G. W. Batman

G. W. Batman is first mentioned in the October 1906 edition of Apostolic Faith . He was instrumental in the healing of a 21 year old man. The man suffered from epileptic seizures for many years. His mother brought him to the meeting. Witnesses said he was so "wrecked in mind and body" that he was semi-conscious. Batman ask the Lord to cast the demons out of the man and he was completely healed. The man got up from the floor and testified to God's power. He also went home rejoicing according to the report.


The paper also said Batman was "called to Africa." In December, 1906, the Apostolic Faith said Batman, his wife Daisy, and three small children were in New York on the way to Monrovia, Liberia, Africa. Previously they had stopped in Topeka, Kansas and ministered for C. E. Foster ( Apostolic Faith , Feb.-March 1907) The couple are called "tried and true" workers who were endued with power and had the gift of healing.


One of the Azusa participants paid most of their fare to Africa. The contributor asked God for a sign and saw a lamb that was tied. When he loosed it, the shekina glory filled the room.

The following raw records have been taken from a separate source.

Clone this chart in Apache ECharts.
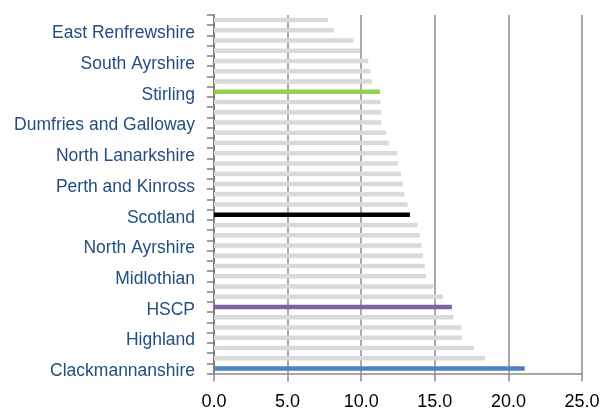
<!DOCTYPE html>
<html>
<head>
<meta charset="utf-8">
<script src="https://cdn.jsdelivr.net/npm/echarts@6/dist/echarts.min.js"></script>
<style>html,body{margin:0;padding:0;background:#fff}#c{width:613px;height:412px}</style>
</head>
<body>
<div id="c"></div>
<script>
// bottom to top
var categories = ["Clackmannanshire","Inverclyde","Dundee City","Highland","West Dunbartonshire","Glasgow City","HSCP","Fife","East Ayrshire","Midlothian","Renfrewshire","Falkirk","North Ayrshire","South Lanarkshire","West Lothian","Scotland","Angus","Scottish Borders","Perth and Kinross","Moray","Argyll and Bute","North Lanarkshire","Aberdeen City","City of Edinburgh","Dumfries and Galloway","East Lothian","Na h-Eileanan Siar","Stirling","Aberdeenshire","East Dunbartonshire","South Ayrshire","Orkney Islands","Shetland Islands","East Renfrewshire","Family Group"];
var values = [21.11,18.42,17.67,16.84,16.79,16.25,16.16,15.55,14.91,14.41,14.32,14.21,14.10,13.99,13.83,13.31,13.15,12.94,12.83,12.70,12.51,12.45,11.88,11.68,11.36,11.36,11.31,11.27,10.75,10.64,10.48,9.91,9.48,8.15,7.76];
var highlight = {"Clackmannanshire":"#4f81bd","HSCP":"#8064a2","Scotland":"#000000","Stirling":"#92d050"};
var xTicks = [0,5,10,15,20,25];

var chart = echarts.init(document.getElementById('c'), null, {renderer:'canvas'});
chart.setOption({
  animation:false,
  grid:{left:214,right:31,top:15,bottom:38.5,containLabel:false},
  xAxis:{
    type:'value',min:xTicks[0],max:xTicks[xTicks.length-1],interval:5,
    axisLine:{show:true,lineStyle:{color:'#8c8c8c',width:1.5}},
    axisTick:{show:true,length:8,lineStyle:{color:'#8c8c8c',width:1.5}},
    axisLabel:{formatter:function(v){return v.toFixed(1);},color:'#000',fontFamily:'Liberation Sans, Arial',fontSize:18,margin:20},
    splitLine:{show:true,lineStyle:{color:'#8c8c8c',width:1.5}}
  },
  yAxis:{
    type:'category',data:categories,
    axisLine:{show:true,lineStyle:{color:'#808080',width:2}},
    axisTick:{show:true,interval:0,length:7,lineStyle:{color:'#808080',width:1.5}},
    axisLabel:{interval:2,margin:19,
      formatter:function(v){return '{a|'+v+'}';},
      rich:{a:{color:'#234e82',fontFamily:'Liberation Sans, Arial',fontSize:17.5,padding:[6,0,0,0]}}
    },
    splitLine:{show:false}
  },
  series:[{
    type:'bar',barWidth:4.5,z:3,
    data:values.map(function(v,i){
      var c = highlight[categories[i]] || '#d9d9d9';
      return {value:v,itemStyle:{color:c}};
    })
  }]
});
</script>
</body>
</html>
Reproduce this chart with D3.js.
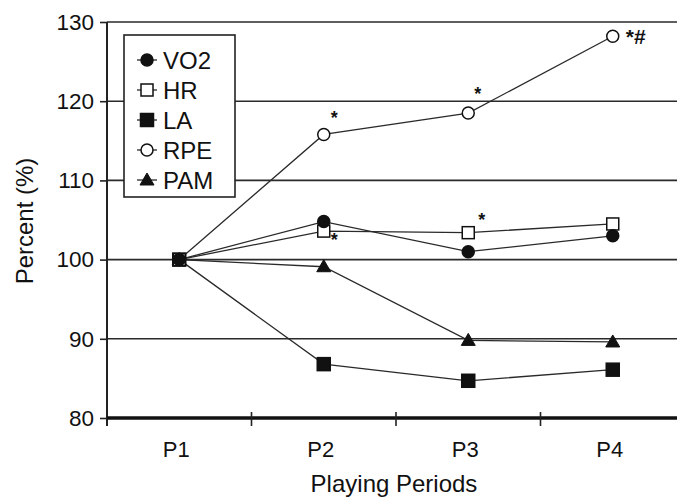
<!DOCTYPE html>
<html>
<head>
<meta charset="utf-8">
<script src="https://cdn.jsdelivr.net/npm/d3@7"></script>
<style>
  body { margin: 0; background: #fff; }
  svg { display: block; font-family: "Liberation Sans", Arial, sans-serif; }
</style>
</head>
<body>
<svg id="chart" width="677" height="497"></svg>
<script>
// playing periods and series values (% of P1)
const periods = ["P1", "P2", "P3", "P4"];
const vo2 = [100, 104.8, 101.0, 103.0];
const hr  = [100, 103.6, 103.4, 104.5];
const la  = [100, 86.8, 84.7, 86.1];
const rpe = [100, 115.8, 118.5, 128.2];
const pam = [100, 99.1, 89.8, 89.6];
const yTicks = [80, 90, 100, 110, 120, 130];

const seriesNames = ["VO2", "HR", "LA", "RPE", "PAM"];
// significance marks: [series, period, text]
const marks = [
  ["RPE", "P2", "*"],
  ["RPE", "P3", "*"],
  ["RPE", "P4", "*#"],
  ["HR", "P2", "*"],
  ["HR", "P3", "*"]
];

const series = [
  {name: "VO2", values: vo2, shape: "circle", fill: "#111"},
  {name: "HR",  values: hr,  shape: "square", fill: "#fff"},
  {name: "LA",  values: la,  shape: "square", fill: "#111"},
  {name: "RPE", values: rpe, shape: "circle", fill: "#fff"},
  {name: "PAM", values: pam, shape: "triangle", fill: "#111"}
];

var svg = d3.select("#chart");
var x = d3.scaleBand().domain(periods).range([107, 685]);
var y = d3.scaleLinear().domain([80, 130]).range([418, 22]);
var cx = function(p){ return x(p) + x.bandwidth() / 2; };

// gridlines
svg.append("g")
  .selectAll("line")
  .data(yTicks.filter(function(t){ return t > 80; }))
  .enter().append("line")
  .attr("x1", 107).attr("x2", 685)
  .attr("y1", function(d){ return y(d); })
  .attr("y2", function(d){ return y(d); })
  .attr("stroke", "#2a2a2a")
  .attr("stroke-width", 1.6);

// y axis
var yAxis = svg.append("g")
  .attr("transform", "translate(107,0)")
  .call(d3.axisLeft(y).tickValues(yTicks).tickSize(7).tickPadding(6));
yAxis.select(".domain").remove();
yAxis.selectAll(".tick line").attr("stroke", "#222").attr("stroke-width", 1.6);
yAxis.selectAll(".tick text")
  .attr("font-size", 22.5).attr("font-family", "Liberation Sans, Arial, sans-serif")
  .attr("fill", "#111");

svg.append("line")
  .attr("x1", 107).attr("x2", 107)
  .attr("y1", y(130)).attr("y2", 426)
  .attr("stroke", "#222").attr("stroke-width", 2);

// x axis
svg.append("line")
  .attr("x1", 107).attr("x2", 685)
  .attr("y1", y(80)).attr("y2", y(80))
  .attr("stroke", "#111").attr("stroke-width", 3.5);

svg.append("g")
  .selectAll("line")
  .data(periods.slice(1))
  .enter().append("line")
  .attr("x1", function(d){ return x(d); })
  .attr("x2", function(d){ return x(d); })
  .attr("y1", y(80) - 6).attr("y2", y(80) + 8)
  .attr("stroke", "#222").attr("stroke-width", 1.6);

svg.append("g")
  .selectAll("text")
  .data(periods)
  .enter().append("text")
  .attr("x", function(d){ return cx(d) - 3; })
  .attr("y", 457)
  .attr("text-anchor", "middle")
  .attr("font-size", 22)
  .attr("fill", "#111")
  .text(function(d){ return d; });

// axis titles
svg.append("text")
  .attr("x", 394).attr("y", 492)
  .attr("text-anchor", "middle")
  .attr("font-size", 24).attr("fill", "#111")
  .text("Playing Periods");

svg.append("text")
  .attr("transform", "translate(24,221) rotate(-90)")
  .attr("text-anchor", "middle")
  .attr("dominant-baseline", "central")
  .attr("font-size", 24).attr("fill", "#111")
  .text("Percent (%)");

function drawMarker(g, s, px, py){
  if(s.shape == "circle"){
    g.append("circle").attr("cx", px).attr("cy", py).attr("r", 6)
      .attr("fill", s.fill).attr("stroke", "#111").attr("stroke-width", 1.5);
  } else if(s.shape == "square"){
    var h = s.fill == "#fff" ? 6 : 6.5;
    g.append("rect").attr("x", px - h).attr("y", py - h)
      .attr("width", 2 * h).attr("height", 2 * h)
      .attr("fill", s.fill).attr("stroke", "#111").attr("stroke-width", 1.5);
  } else {
    g.append("path")
      .attr("d", "M" + px + "," + (py - 7) + "L" + (px + 7) + "," + (py + 5) + "L" + (px - 7) + "," + (py + 5) + "Z")
      .attr("fill", s.fill).attr("stroke", "#111").attr("stroke-width", 1);
  }
}

// lines
var line = d3.line()
  .x(function(d, i){ return cx(periods[i]); })
  .y(function(d){ return y(d); });

series.forEach(function(s){
  svg.append("path")
    .attr("d", line(s.values))
    .attr("fill", "none")
    .attr("stroke", "#2a2a2a")
    .attr("stroke-width", 1.3);
});

// markers, drawn in reverse so VO2 sits on top like the original
series.slice().reverse().forEach(function(s){
  var g = svg.append("g");
  s.values.forEach(function(v, i){
    drawMarker(g, s, cx(periods[i]), y(v));
  });
});

// significance marks
var markOffsets = {
  "RPE P2": [7, -10], "RPE P3": [6, -13], "RPE P4": [13, 8],
  "HR P2": [7, 15], "HR P3": [10, -7]
};
marks.forEach(function(m){
  var s = series.filter(function(d){ return d.name == m[0]; })[0];
  var i = periods.indexOf(m[1]);
  var off = markOffsets[m[0] + " " + m[1]];
  svg.append("text")
    .attr("x", cx(m[1]) + off[0])
    .attr("y", y(s.values[i]) + off[1])
    .attr("font-size", m[2].length > 1 ? 21 : 18)
    .attr("font-weight", "bold")
    .attr("fill", "#111")
    .text(m[2]);
});

// legend
var legend = svg.append("g").attr("transform", "translate(124,35)");
legend.append("rect")
  .attr("width", 111).attr("height", 162)
  .attr("fill", "#fff").attr("stroke", "#222").attr("stroke-width", 1.6);

seriesNames.forEach(function(name, i){
  var s = series[i];
  var ly = 25 + i * 30;
  legend.append("line")
    .attr("x1", 13).attr("x2", 33).attr("y1", ly).attr("y2", ly)
    .attr("stroke", "#2a2a2a").attr("stroke-width", 1.3);
  drawMarker(legend, s, 23, ly);
  legend.append("text")
    .attr("x", 39).attr("y", ly)
    .attr("dominant-baseline", "central")
    .attr("font-size", 24).attr("fill", "#111")
    .text(name);
});
</script>
</body>
</html>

This was interpreted to mean he should send the missionaries.


With nothing more than their fare, the Batmans started the journey by "faith." Liberia at the time was called the "white man's graveyard. Batman had a vision of Liberia and described it to S. J. Mead who had been there and Mead said it was a "perfect description."


The December issue also had testimonies by G.W. and Daisy. Both had experienced salvation, sanctification and the Holy Ghost baptism.


The Batmans traveled with Julia Hutchens, her husband, and Lucy Farrow. The group left England in December 1906 enroute to Africa. (Apostolic Faith , January 1907).


Unfortunately, G. W. and his entire family perished from disease very soon after their arrival in Liberia. Only God knows the sacrifice of the earliest Pentecostal missionaries. Their rewards are in heaven must surely be great.